A. Nearly Comprehensive and Retroactive Ban on Noncompete Agreements
If HB 1155 is signed into law, all noncompetition covenants, regardless of when they were executed, would be void and unenforceable as of June 30, 2027. Employers would be prohibited from entering into, enforcing, or even representing that a worker is subject to a noncompete. The law would apply to employees, independent contractors, and performers, closing prior wage-based and industry exemptions.
The bill plainly applies to and would render void all noncompetes entered into before, as well as on or after, June 30, 2027, that do not satisfy its limits. The bill also broadens the definition of “noncompetition covenant” to include agreements that require an employee or contractor to repay compensation as a consequence of leaving to work for another employer. These repayment-trigger provisions would be void as of June 30, 2027, unless they meet the narrow exception for bona fide educational expense reimbursement agreements.
B. Limited Customer and Personnel Nonsolicitation Agreements Remain Enforceable
The bill does not prohibit employers from restricting former employees from soliciting (a) personnel and (b) for up to 18 months, customers, both current and prospective, with which the employee had a direct relationship. A customer nonsolicit that restricts the former employee from “accepting” or “transacting” business with the employer’s customers would be void.
C. Written Notice Requirement
By October 1, 2027, employers would need to make “reasonable efforts” to notify, in writing, all current and former workers whose noncompetes remain within their effective period that such agreements are void and unenforceable.
D. Enforcement Risks
HB 1155 vests the Washington attorney general with authority to investigate and enforce the law. In addition, aggrieved employees would be able to bring civil claims to recover the greater of their actual damages or $5,000, plus attorneys’ fees and costs. Actual damages may include, for example, losses arising from forgoing job opportunities in deference to a noncompete that is void under the new law.
E. Sale-of-Business Exception
Like California law, HB 1155 would exempt and preserve certain “sale-of-business” noncompetes, specifically in connection with the purchase or sale of the goodwill of a business or otherwise the acquisition or disposition of an ownership interest, but only if the person subject to the noncompete purchases, sells, acquires, or disposes of an ownership interest representing 1% or more of the business. Agreements failing that test would be void, retroactively and prospectively, under the bill.

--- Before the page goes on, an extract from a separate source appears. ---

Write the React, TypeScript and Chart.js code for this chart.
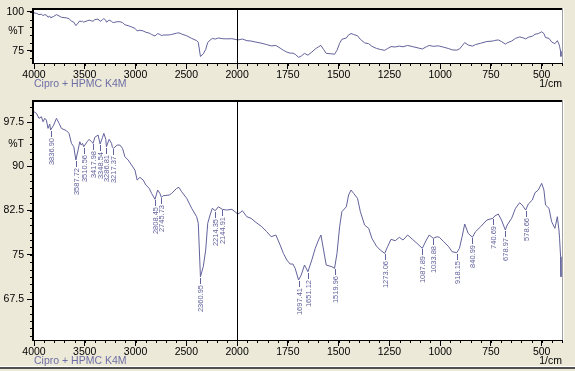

HB 1155 closely mirrors California’s comprehensive noncompete ban under Business and Professions Code § 16600, et seq, and its recently enacted “stay or pay” ban law, Assembly Bill (AB) 692. However, HB 1155 is materially more restrictive than AB 692, which preserves a California employer’s ability to clawback/demand repayment of certain signing bonuses and other such payments entered into at the outset of employment, where precise conditions regarding such clawbacks are met and conveyed in writing to the employee. HB 1155 would bar any agreement that requires an employee to return, repay, or forfeit any right, benefit, or compensation, as a consequence of the individual leaving to work for another employer. The full scope of HB 1155’s “stay or pay” ban is not entirely clear, but as currently drafted, the prohibition is extremely broad.
If signed, Washington will join California and a growing number of states in banning noncompetition covenants outright.